Suggestions for tools for de novo assembly from mixed amplicon samples

I’m doing a project where we are identifying mosquito bloodmeal host species. We amplify a 700 bp portion of the COI (barcode) gene for 48-96 samples, barcode and pool the PCR product, and sequence it using nanopore sequencing. I’ve been able to get one consensus per barcode using the medaka consensus pipeline. We use American Robins as the reference sequence but I can’t collect unmapped reads.

Does anyone know of tools that would let me do a de novo assembly of the data without a reference? I want to identify all species where the mosquito has fed on more than one kind of animal, so would like contigs instead of one consensus. I’ve tried I think all of the options when I search “de novo” in the tool list, but none have worked. Thanks.

Hi @lkothera

Several nanopore assembly tutorials are available here → GTN Materials Search

If you want to explore what didn’t work, you can post back details about those jobs. I’m not clear if they didn’t work because of scientific or technical reasons. We can certainly help with the latter here.

Hi Jennifer,
This is a history where I’ve processed one sample that I suspect is mixed (mosquito bloodmeal from two different birds) via processing the reads in Geneious.

When I use Raven, I get no sequences for the fasta output, and one sequence under “Graphical Fragment Assembly” which blasts to one of the species I get hits for in Geneious.

When I use Spades, I get 1 contig that’s about the right size and hits to the same species as Raven, then there are 99 more contigs, the largest of which is about 300bp. The first few don’t map to anything meaningful.

When I did a denovo assembly in Geneious, of the first 5 contig consensus sequences, two returned different species for this sample.

Are there settings I can adjust where you can make suggestions what to try? I was using the medaka consensus pipeline, but couldn’t figure out how to save unmapped reads and didn’t know if mixed samples would shake out from that tool. Sorry for the lengthy post.

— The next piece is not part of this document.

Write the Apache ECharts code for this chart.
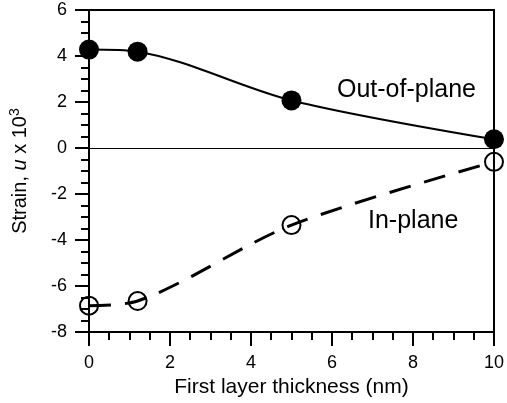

What tool were you using or is that masked from the user? That is just another platform correct?

I used their proprietary assembler. Right, Geneious is a canned program for bioinformatics that has a bunch of good tools, but it costs $, so I’m looking for a publicly available way to do the same thing. Thanks.

Do you think it’s a problem with the relatively short length (700bp) of my amplicon?

1 Like

Hi @lkothera

Do you only have the Nanopore long reads? Or short reads as well?

Do you have reference genomes for the avians?

My guess is that the Geneious “tool” is actually a workflow, and there is a sorting step either before or in between assembly rounds. In Galaxy, you would make those decisions yourself. The VGP workflows would be one place to start if you want to explore those as a potential template.

My questions were to see if a specific tool alternative tool might work for the assembly better, or in combination, or if the sorting part seems possible or not. Re-reading your original question, it seems the reference is not available or you don’t want to use it (?).

You could also do the reverse and use the Mosquito assembly.

Canu is another assembler but I haven’t used it much and not sure how performative it is. And, with any of these, tuning the assembly parameters seems important for this as defaults are probably not going to work well.

This tutorial focuses on Unicycler but that tools wraps around SPAdes in a conceptually similar way as I suspect Geneious wraps around some other assembler (or is actually SPAdes again). Maybe helps? Even if just for concepts like k-mers and reviewing assembly success/fail? Hands-on: Unicycler Assembly / Assembly

Sorry for the delay. Thanks for this info, I will check out those resources.

This data set is exclusively shorter reads. We have 700bp amplicons from a mosquito bloodmeal ID PCR that uses the barcode gene (COI). We have a set of 96 barcoded samples that have been multiplexed for sequencing, then computationally demultiplexed into fastq reads (I can export BAM files too).

I’d like to have a way to make de novo assemblies on these in Galaxy because the Geneious de novo workflow found a lot of mixed samples (= more than one species).

I don’t know about the feasibility of having reference genome(s). The possible hits include mostly birds, but other vertebrates too - it would be a big list. I’ll check out the VGP workflows though and circle back around it I can’t get anywhere. Thanks.